--- Exercise objective ---
Below is some material; set it all down exactly, apart from the pictures.

--- Dataset section ---
──────────

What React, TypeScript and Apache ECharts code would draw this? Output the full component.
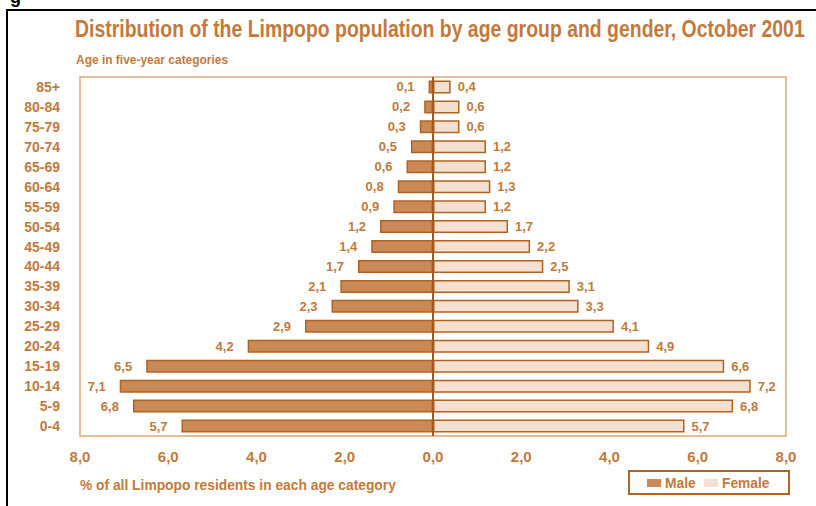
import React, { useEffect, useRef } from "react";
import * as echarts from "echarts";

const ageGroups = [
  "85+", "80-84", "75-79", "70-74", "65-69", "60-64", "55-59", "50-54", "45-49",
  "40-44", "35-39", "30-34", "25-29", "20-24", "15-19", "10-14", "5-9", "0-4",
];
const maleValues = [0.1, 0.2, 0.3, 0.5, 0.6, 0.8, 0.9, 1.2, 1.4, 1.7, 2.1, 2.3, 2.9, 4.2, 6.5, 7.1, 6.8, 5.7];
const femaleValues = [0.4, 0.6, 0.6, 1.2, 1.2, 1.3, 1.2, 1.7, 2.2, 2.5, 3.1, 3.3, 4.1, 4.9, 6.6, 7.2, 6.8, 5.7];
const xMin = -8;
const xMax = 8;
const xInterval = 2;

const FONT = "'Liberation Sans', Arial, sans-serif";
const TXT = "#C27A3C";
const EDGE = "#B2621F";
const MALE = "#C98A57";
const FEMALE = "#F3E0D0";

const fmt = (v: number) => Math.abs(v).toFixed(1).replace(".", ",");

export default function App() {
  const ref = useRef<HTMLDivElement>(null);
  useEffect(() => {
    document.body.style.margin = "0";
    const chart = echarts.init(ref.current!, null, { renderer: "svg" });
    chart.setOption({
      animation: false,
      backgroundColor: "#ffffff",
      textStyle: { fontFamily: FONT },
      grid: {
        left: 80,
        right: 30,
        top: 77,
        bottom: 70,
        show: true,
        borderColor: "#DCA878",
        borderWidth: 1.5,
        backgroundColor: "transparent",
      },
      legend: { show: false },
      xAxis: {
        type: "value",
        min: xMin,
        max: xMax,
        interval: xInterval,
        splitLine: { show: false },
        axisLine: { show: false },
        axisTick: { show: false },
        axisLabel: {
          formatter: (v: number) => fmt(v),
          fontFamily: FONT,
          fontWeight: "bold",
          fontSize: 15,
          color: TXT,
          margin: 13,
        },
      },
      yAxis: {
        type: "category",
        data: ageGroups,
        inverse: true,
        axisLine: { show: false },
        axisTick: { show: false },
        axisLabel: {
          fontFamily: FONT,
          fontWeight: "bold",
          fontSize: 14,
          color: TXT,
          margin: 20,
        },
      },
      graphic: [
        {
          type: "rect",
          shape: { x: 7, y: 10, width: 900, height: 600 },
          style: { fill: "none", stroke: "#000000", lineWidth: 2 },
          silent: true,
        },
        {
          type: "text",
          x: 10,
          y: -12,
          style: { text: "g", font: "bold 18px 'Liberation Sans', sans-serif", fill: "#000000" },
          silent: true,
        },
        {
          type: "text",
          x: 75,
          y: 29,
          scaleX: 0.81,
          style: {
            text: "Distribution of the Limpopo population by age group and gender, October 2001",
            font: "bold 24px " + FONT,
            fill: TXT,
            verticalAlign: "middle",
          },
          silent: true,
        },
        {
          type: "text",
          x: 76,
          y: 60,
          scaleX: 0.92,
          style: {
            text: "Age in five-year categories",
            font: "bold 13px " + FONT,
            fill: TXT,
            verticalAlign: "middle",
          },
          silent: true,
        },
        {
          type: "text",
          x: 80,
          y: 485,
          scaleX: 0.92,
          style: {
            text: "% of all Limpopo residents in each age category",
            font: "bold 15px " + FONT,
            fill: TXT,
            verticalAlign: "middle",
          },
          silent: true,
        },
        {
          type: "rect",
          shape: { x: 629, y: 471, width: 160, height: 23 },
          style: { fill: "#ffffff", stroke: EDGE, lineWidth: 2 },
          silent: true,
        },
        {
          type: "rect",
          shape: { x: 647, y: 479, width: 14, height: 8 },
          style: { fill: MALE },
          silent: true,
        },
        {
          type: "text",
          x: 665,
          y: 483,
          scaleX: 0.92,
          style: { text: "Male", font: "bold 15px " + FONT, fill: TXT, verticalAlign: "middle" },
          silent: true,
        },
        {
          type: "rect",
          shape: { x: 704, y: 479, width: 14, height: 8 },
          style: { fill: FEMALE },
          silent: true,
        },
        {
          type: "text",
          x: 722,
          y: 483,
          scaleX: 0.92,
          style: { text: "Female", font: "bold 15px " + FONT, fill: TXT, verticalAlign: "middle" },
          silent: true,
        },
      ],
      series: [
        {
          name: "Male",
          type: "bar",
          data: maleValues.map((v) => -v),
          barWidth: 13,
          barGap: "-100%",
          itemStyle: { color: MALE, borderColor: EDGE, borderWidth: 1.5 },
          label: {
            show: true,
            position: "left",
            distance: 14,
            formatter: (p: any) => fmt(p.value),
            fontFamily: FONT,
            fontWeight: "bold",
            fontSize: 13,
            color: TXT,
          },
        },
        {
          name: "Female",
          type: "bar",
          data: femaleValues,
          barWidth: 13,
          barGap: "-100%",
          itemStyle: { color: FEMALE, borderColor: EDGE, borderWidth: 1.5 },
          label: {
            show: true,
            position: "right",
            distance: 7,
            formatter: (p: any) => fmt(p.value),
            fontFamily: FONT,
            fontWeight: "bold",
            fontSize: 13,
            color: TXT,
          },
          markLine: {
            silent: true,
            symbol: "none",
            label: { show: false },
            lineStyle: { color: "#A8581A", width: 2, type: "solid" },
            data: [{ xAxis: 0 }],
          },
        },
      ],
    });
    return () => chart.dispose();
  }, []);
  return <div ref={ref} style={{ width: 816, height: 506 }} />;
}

──────────

--- Complete answer ---
What React, TypeScript and Apache ECharts code would draw this? Output the full component.
import React, { useEffect, useRef } from "react";
import * as echarts from "echarts";

const ageGroups = [
  "85+", "80-84", "75-79", "70-74", "65-69", "60-64", "55-59", "50-54", "45-49",
  "40-44", "35-39", "30-34", "25-29", "20-24", "15-19", "10-14", "5-9", "0-4",
];
const maleValues = [0.1, 0.2, 0.3, 0.5, 0.6, 0.8, 0.9, 1.2, 1.4, 1.7, 2.1, 2.3, 2.9, 4.2, 6.5, 7.1, 6.8, 5.7];
const femaleValues = [0.4, 0.6, 0.6, 1.2, 1.2, 1.3, 1.2, 1.7, 2.2, 2.5, 3.1, 3.3, 4.1, 4.9, 6.6, 7.2, 6.8, 5.7];
const xMin = -8;
const xMax = 8;
const xInterval = 2;

const FONT = "'Liberation Sans', Arial, sans-serif";
const TXT = "#C27A3C";
const EDGE = "#B2621F";
const MALE = "#C98A57";
const FEMALE = "#F3E0D0";

const fmt = (v: number) => Math.abs(v).toFixed(1).replace(".", ",");

export default function App() {
  const ref = useRef<HTMLDivElement>(null);
  useEffect(() => {
    document.body.style.margin = "0";
    const chart = echarts.init(ref.current!, null, { renderer: "svg" });
    chart.setOption({
      animation: false,
      backgroundColor: "#ffffff",
      textStyle: { fontFamily: FONT },
      grid: {
        left: 80,
        right: 30,
        top: 77,
        bottom: 70,
        show: true,
        borderColor: "#DCA878",
        borderWidth: 1.5,
        backgroundColor: "transparent",
      },
      legend: { show: false },
      xAxis: {
        type: "value",
        min: xMin,
        max: xMax,
        interval: xInterval,
        splitLine: { show: false },
        axisLine: { show: false },
        axisTick: { show: false },
        axisLabel: {
          formatter: (v: number) => fmt(v),
          fontFamily: FONT,
          fontWeight: "bold",
          fontSize: 15,
          color: TXT,
          margin: 13,
        },
      },
      yAxis: {
        type: "category",
        data: ageGroups,
        inverse: true,
        axisLine: { show: false },
        axisTick: { show: false },
        axisLabel: {
          fontFamily: FONT,
          fontWeight: "bold",
          fontSize: 14,
          color: TXT,
          margin: 20,
        },
      },
      graphic: [
        {
          type: "rect",
          shape: { x: 7, y: 10, width: 900, height: 600 },
          style: { fill: "none", stroke: "#000000", lineWidth: 2 },
          silent: true,
        },
        {
          type: "text",
          x: 10,
          y: -12,
          style: { text: "g", font: "bold 18px 'Liberation Sans', sans-serif", fill: "#000000" },
          silent: true,
        },
        {
          type: "text",
          x: 75,
          y: 29,
          scaleX: 0.81,
          style: {
            text: "Distribution of the Limpopo population by age group and gender, October 2001",
            font: "bold 24px " + FONT,
            fill: TXT,
            verticalAlign: "middle",
          },
          silent: true,
        },
        {
          type: "text",
          x: 76,
          y: 60,
          scaleX: 0.92,
          style: {
            text: "Age in five-year categories",
            font: "bold 13px " + FONT,
            fill: TXT,
            verticalAlign: "middle",
          },
          silent: true,
        },
        {
          type: "text",
          x: 80,
          y: 485,
          scaleX: 0.92,
          style: {
            text: "% of all Limpopo residents in each age category",
            font: "bold 15px " + FONT,
            fill: TXT,
            verticalAlign: "middle",
          },
          silent: true,
        },
        {
          type: "rect",
          shape: { x: 629, y: 471, width: 160, height: 23 },
          style: { fill: "#ffffff", stroke: EDGE, lineWidth: 2 },
          silent: true,
        },
        {
          type: "rect",
          shape: { x: 647, y: 479, width: 14, height: 8 },
          style: { fill: MALE },
          silent: true,
        },
        {
          type: "text",
          x: 665,
          y: 483,
          scaleX: 0.92,
          style: { text: "Male", font: "bold 15px " + FONT, fill: TXT, verticalAlign: "middle" },
          silent: true,
        },
        {
          type: "rect",
          shape: { x: 704, y: 479, width: 14, height: 8 },
          style: { fill: FEMALE },
          silent: true,
        },
        {
          type: "text",
          x: 722,
          y: 483,
          scaleX: 0.92,
          style: { text: "Female", font: "bold 15px " + FONT, fill: TXT, verticalAlign: "middle" },
          silent: true,
        },
      ],
      series: [
        {
          name: "Male",
          type: "bar",
          data: maleValues.map((v) => -v),
          barWidth: 13,
          barGap: "-100%",
          itemStyle: { color: MALE, borderColor: EDGE, borderWidth: 1.5 },
          label: {
            show: true,
            position: "left",
            distance: 14,
            formatter: (p: any) => fmt(p.value),
            fontFamily: FONT,
            fontWeight: "bold",
            fontSize: 13,
            color: TXT,
          },
        },
        {
          name: "Female",
          type: "bar",
          data: femaleValues,
          barWidth: 13,
          barGap: "-100%",
          itemStyle: { color: FEMALE, borderColor: EDGE, borderWidth: 1.5 },
          label: {
            show: true,
            position: "right",
            distance: 7,
            formatter: (p: any) => fmt(p.value),
            fontFamily: FONT,
            fontWeight: "bold",
            fontSize: 13,
            color: TXT,
          },
          markLine: {
            silent: true,
            symbol: "none",
            label: { show: false },
            lineStyle: { color: "#A8581A", width: 2, type: "solid" },
            data: [{ xAxis: 0 }],
          },
        },
      ],
    });
    return () => chart.dispose();
  }, []);
  return <div ref={ref} style={{ width: 816, height: 506 }} />;
}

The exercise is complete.